Cloud Adoption Following Outsourcing Trends: Report
The Techaisle survey found that the inflection point for cloud computing adoption occurs at 20 employees.IT research firm Techaisle's recently completed survey of small and midsize businesses and their rate of cloud computing adoption shows that while use of cloud services varies by size of business, the pattern of adoption appears to follow a previously observed pattern related to adoption of outsourcing. The research found in both cases, rather than seeing greater adoption with business size, adoption rises and falls as midmarket companies first use cloud services and then as they grow they attempt to bring solutions in-house and use cloud services again in order to support growth.
The survey also found that the inflection point for adoption occurs at 20 employees. Small businesses with 20-99 employees typically expand their use of cloud services and appear to maintain that level of usage until they hit 250 employees. At this level, SMBs begin to bring services back in-house as IT investments rise, according to the company's research. Adoption of cloud services rises sharply again as SMBs exceed 500 employees.
When looked at as a single group, SMBs are largely adopting some core infrastructure applications and applications specific to their industry. Security and additional storage appear to be the most popular applications, along with industry-specific applications and hosted e-mail. Research found the picture is substantially different for MBs (midsize businesses), classified by Techaisle as those having 100-999 employees, and SBs (small businesses), with 1-99 employees, when taken separately.
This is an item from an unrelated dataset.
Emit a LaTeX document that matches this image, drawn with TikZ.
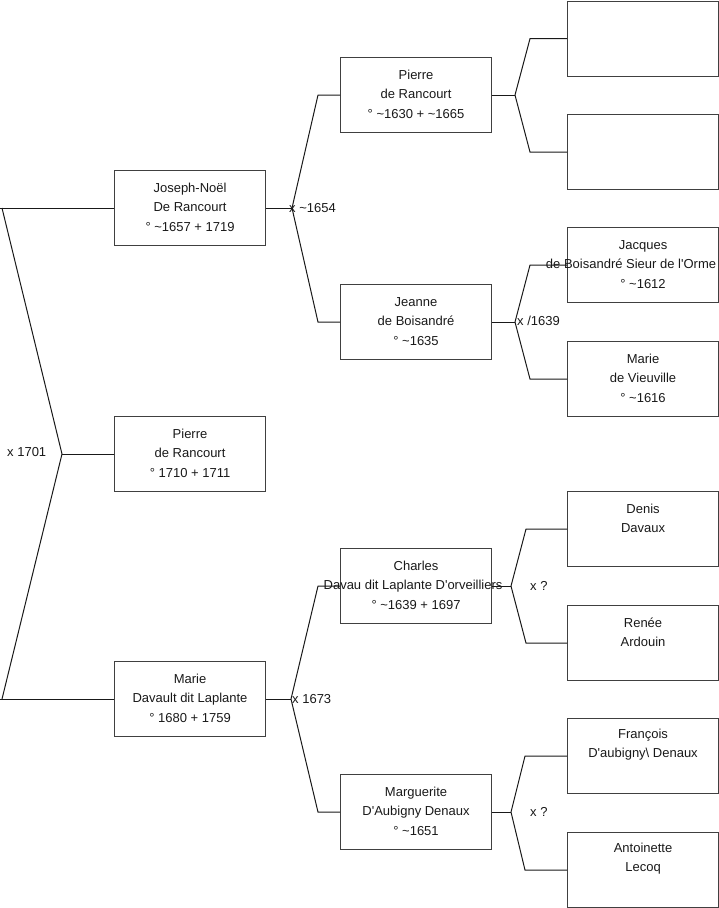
\documentclass[tikz,border=0pt]{standalone}
\usepackage{fontspec}
\newfontfamily\arial{Liberation Sans}
\begin{document}
\begin{tikzpicture}[x=1pt,y=-1pt,
  box/.style={draw=black!75, line width=1.1pt, minimum width=151pt, minimum height=75pt, inner sep=0pt, anchor=north west},
  txt/.style={anchor=north, align=center, inner sep=0pt, text=black!90, font=\arial\fontsize{13}{19.5}\selectfont},
  lbl/.style={anchor=west, inner sep=0pt, text=black!90, font=\arial\fontsize{13}{15}\selectfont},
  conn/.style={draw=black!90, line width=1pt, line join=miter}]
\useasboundingbox (0,0) rectangle (719,908);
% boxes column 1
\node[box] (jn) at (114,170) {};
\node[box] (pr) at (114,416) {};
\node[box] (md) at (114,661) {};
% column 2
\node[box] (pi) at (340,57) {};
\node[box] (je) at (340,284) {};
\node[box] (ch) at (340,548) {};
\node[box] (mg) at (340,774) {};
% column 3
\node[box] (e1) at (567,0.6) {};
\node[box] (e2) at (567,114) {};
\node[box] (ja) at (567,227) {};
\node[box] (mvi) at (567,341) {};
\node[box] (de) at (567,491) {};
\node[box] (re) at (567,605) {};
\node[box] (fr) at (567,718) {};
\node[box] (an) at (567,832) {};
% fork vertices
\coordinate (f1) at (62,454);
\coordinate (f2) at (292,208);
\coordinate (f3) at (515,95);
\coordinate (f4) at (515,321);
\coordinate (f5) at (291,699);
\coordinate (f6) at (511,586);
\coordinate (f7) at (511,812);
% fork corners (projected onto the box rows)
\coordinate (f1t) at (2,0 |- jn.west);
\coordinate (f1b) at (2,0 |- md.west);
\coordinate (f1tl) at (0,0 |- jn.west);
\coordinate (f1bl) at (0,0 |- md.west);
\coordinate (f2t) at (318,0 |- pi.west);
\coordinate (f2b) at (318,0 |- je.west);
\coordinate (f3t) at (530,0 |- e1.west);
\coordinate (f3b) at (530,0 |- e2.west);
\coordinate (f4t) at (530,0 |- ja.west);
\coordinate (f4b) at (530,0 |- mvi.west);
\coordinate (f5t) at (318,0 |- ch.west);
\coordinate (f5b) at (318,0 |- mg.west);
\coordinate (f6t) at (526,0 |- de.west);
\coordinate (f6b) at (526,0 |- re.west);
\coordinate (f7t) at (525,0 |- fr.west);
\coordinate (f7b) at (525,0 |- an.west);
% connectors
\draw[conn] (jn.west) -- (f1tl);
\draw[conn] (f1t) -- (f1) -- (f1b);
\draw[conn] (f1bl) -- (md.west);
\draw[conn] (f1) -- (f1 -| pr.west);
\draw[conn] (jn.east) -- (f2 |- jn.east);
\draw[conn] (f2 |- jn.east) -- (f2t) -- (pi.west);
\draw[conn] (f2 |- jn.east) -- (f2b) -- (je.west);
\draw[conn] (pi.east) -- (f3 |- pi.east);
\draw[conn] (f3 |- pi.east) -- (f3t) -- (e1.west);
\draw[conn] (f3 |- pi.east) -- (f3b) -- (e2.west);
\draw[conn] (je.east) -- (f4 |- je.east);
\draw[conn] (f4 |- je.east) -- (f4t) -- (ja.west);
\draw[conn] (f4 |- je.east) -- (f4b) -- (mvi.west);
\draw[conn] (md.east) -- (f5 |- md.east);
\draw[conn] (f5 |- md.east) -- (f5t) -- (ch.west);
\draw[conn] (f5 |- md.east) -- (f5b) -- (mg.west);
\draw[conn] (ch.east) -- (f6 |- ch.east);
\draw[conn] (f6 |- ch.east) -- (f6t) -- (de.west);
\draw[conn] (f6 |- ch.east) -- (f6b) -- (re.west);
\draw[conn] (mg.east) -- (f7 |- mg.east);
\draw[conn] (f7 |- mg.east) -- (f7t) -- (fr.west);
\draw[conn] (f7 |- mg.east) -- (f7b) -- (an.west);
% texts
\node[txt] (jnT) at ([yshift=-8.4pt]jn.north) {\strut Joseph-Noël\\De Rancourt\\° \textasciitilde1657 + 1719};
\node[txt] (prT) at ([yshift=-8.4pt]pr.north) {\strut Pierre\\de Rancourt\\° 1710 + 1711};
\node[txt] (mdT) at ([yshift=-8.4pt]md.north) {\strut Marie\\Davault dit Laplante\\° 1680 + 1759};
\node[txt] (piT) at ([yshift=-8.4pt]pi.north) {\strut Pierre\\de Rancourt\\° \textasciitilde1630 + \textasciitilde1665};
\node[txt] (jeT) at ([yshift=-8.4pt]je.north) {\strut Jeanne\\de Boisandré\\° \textasciitilde1635};
\node[txt] (chT) at ([yshift=-8.4pt]ch.north) {\strut Charles\\\kern-6pt Davau dit Laplante D'orveilliers\\° \textasciitilde1639 + 1697};
\node[txt] (mgT) at ([yshift=-8.4pt]mg.north) {\strut Marguerite\\D'Aubigny Denaux\\° \textasciitilde1651};
\node[txt] (jaT) at ([yshift=-8.4pt]ja.north) {\strut Jacques\\\kern-24pt de Boisandré Sieur de l'Orme\\° \textasciitilde1612};
\node[txt] (mviT) at ([yshift=-8.4pt]mvi.north) {\strut Marie\\de Vieuville\\° \textasciitilde1616};
\node[txt] (deT) at ([yshift=-8.4pt]de.north) {\strut Denis\\Davaux};
\node[txt] (reT) at ([yshift=-8.4pt]re.north) {\strut Renée\\Ardouin};
\node[txt] (frT) at ([yshift=-6.4pt]fr.north) {\strut François\\D'aubigny\textbackslash{} Denaux};
\node[txt] (anT) at ([yshift=-6.4pt]an.north) {\strut Antoinette\\Lecoq};
% marriage labels
\node[lbl] (l1) at (7,452) {x 1701};
\node[lbl] (l2) at (289,208) {x \textasciitilde1654};
\node[lbl] (l3) at (517,321) {x /1639};
\node[lbl] (l4) at (292,699) {x 1673};
\node[lbl] (l5) at (530,586) {x ?};
\node[lbl] (l6) at (530,812) {x ?};
\end{tikzpicture}
\end{document}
"Midmarket businesses display a greater willingness to adopt hosted infrastructure and platform solutions than small businesses," the report noted. "Very small businesses' (less than 10 employees) use of cloud services is characterized largely by industry-specific applications and cloud storage services."
According to a recent report from SMB IT research firm AMI-Partners, as many traditional SMB channel partners make the transition to the cloud services model, telecommunication service providers (telecoms) are making a strong bid for the SMB cloud share, beyond their traditional voice and data service offerings. The report said leading telecom players such as AT&T, Verizon and Qwest are increasing their cloud service portfolio from hosted VOIP (voice over IP), hosted e-mail and conferencing services to high-end business applications and managed services.
In September, Verizon Business announced it would expand its flagship cloud computing services suite, CAAS (computing as a service), next year. CAAS offers enterprises on-demand computing resources, including server, network and storage capacity. Enterprises have a choice between Verizon's flagship CAAS offering or its hybrid solution, CAAS enabled by VMware vCloud Datacenter, which facilitates moving applications from a private to a public cloud setting. Clients can configure their enterprise cloud using Verizon's Private IP network or its global IP network.
A report by IT research firm Ovum concluded AT&T, BT, Orange Business Services and Verizon Business have made considerable progress in the arena in just over a year, and in terms of services, can now compete with established players from the IT industry. According to the report, these companies have led a "competitive march" from telecoms into cloud computing, and now have widely acknowledged credibility in the field.
"Over the last two years, cloud computing has grabbed the attention of the IT industry because of its potential to offer a new model for the provision of computing and applications to enterprises," the report noted. "More recently, leading global telcos have developed and launched their own cloud computing services, including infrastructure-as-a-service (IAAS), as they plan to compete head-on with solutions from leading players in the IT industry."